You can call “The Sopranos” out of place, but this is still one of the most important moments in TV history. This is just the beginning of what is possibly the greatest television show ever made. The ground floor, if you will.
-Tony will continue to show an affinity for nature throughout the series, actually having more empathy for animals than humans. When Tony is with the ducks, it honestly might be the happiest we see him in the entire series.
-We’ll come to know that cops are pretty nonexistent on this show, as evidenced by the over-the-top chase scene through the park. Even the FBI is largely incompetent.
-The main mob action of the pilot involves Uncle Junior planning to have a guy named Little Pussy Malanga whacked in Artie Bucco’s (a childhood friend of Tony’s) restaurant. Obviously, this would be bad for Artie’s business, so Tony “helps” out his friend by burning down the restaurant and framing it as a gas leak. Pretty dumb, but the explosion was cool.
-Elsewhere, Tony’s hotheaded young nephew, Christopher, commits his first murder by executing a Czechoslovakian drug dealer named Emil Kolar.
-“Whatever happened to Gary Cooper, the strong silent type? Now that was an American.” This line will be referenced many times throughout the series and is a significant part of Tony’s worldview.
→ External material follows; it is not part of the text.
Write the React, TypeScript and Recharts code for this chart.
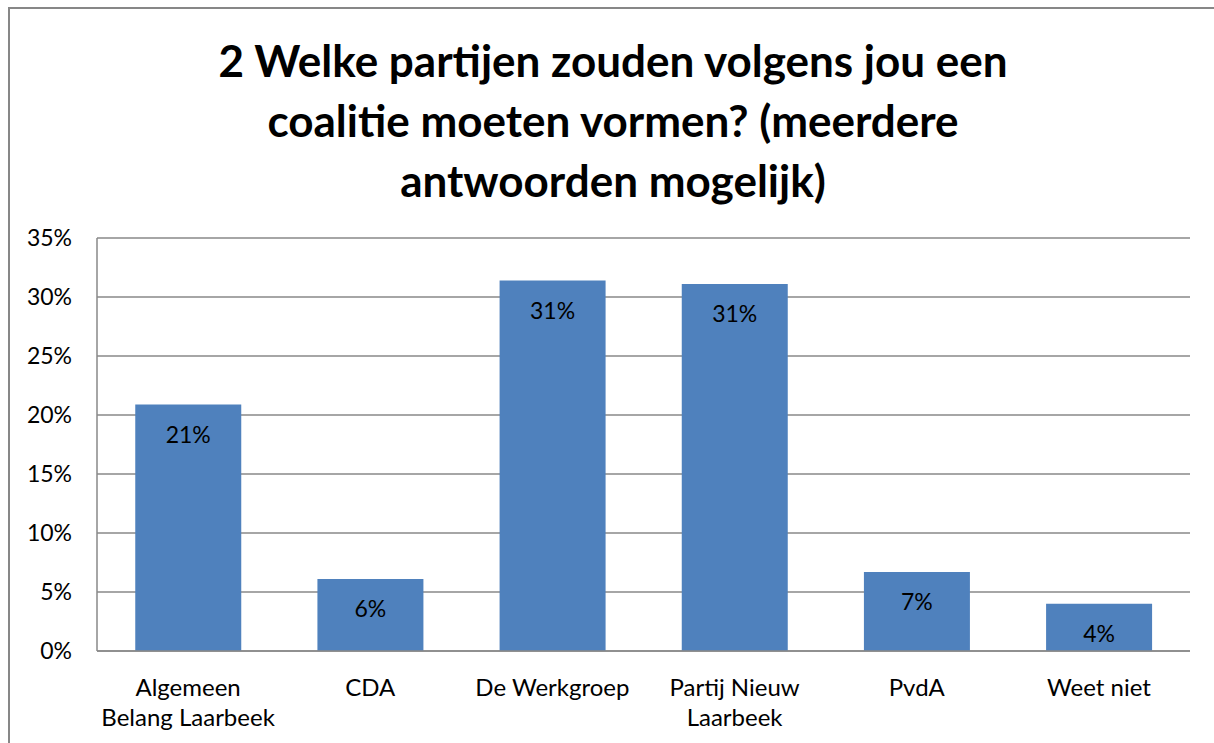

-When watching the pilot of any show, I sometimes get momentary flashes of what it was like when I first watched it, some real In Search of Lost Time shit. It’s hard to put into words, but it’s one of the great joys of rewatching TV shows from the beginning.
-If I had to rank the pilots of the Great Shows, I’d go with (in order of best to worst): Breaking Bad, The Sopranos, Deadwood, Mad Men (haven’t seen this one in a while though) and, lastly, The Wire. Breaking Bad’s pilot was by far the best, but I’ll have to rewatch that one, too.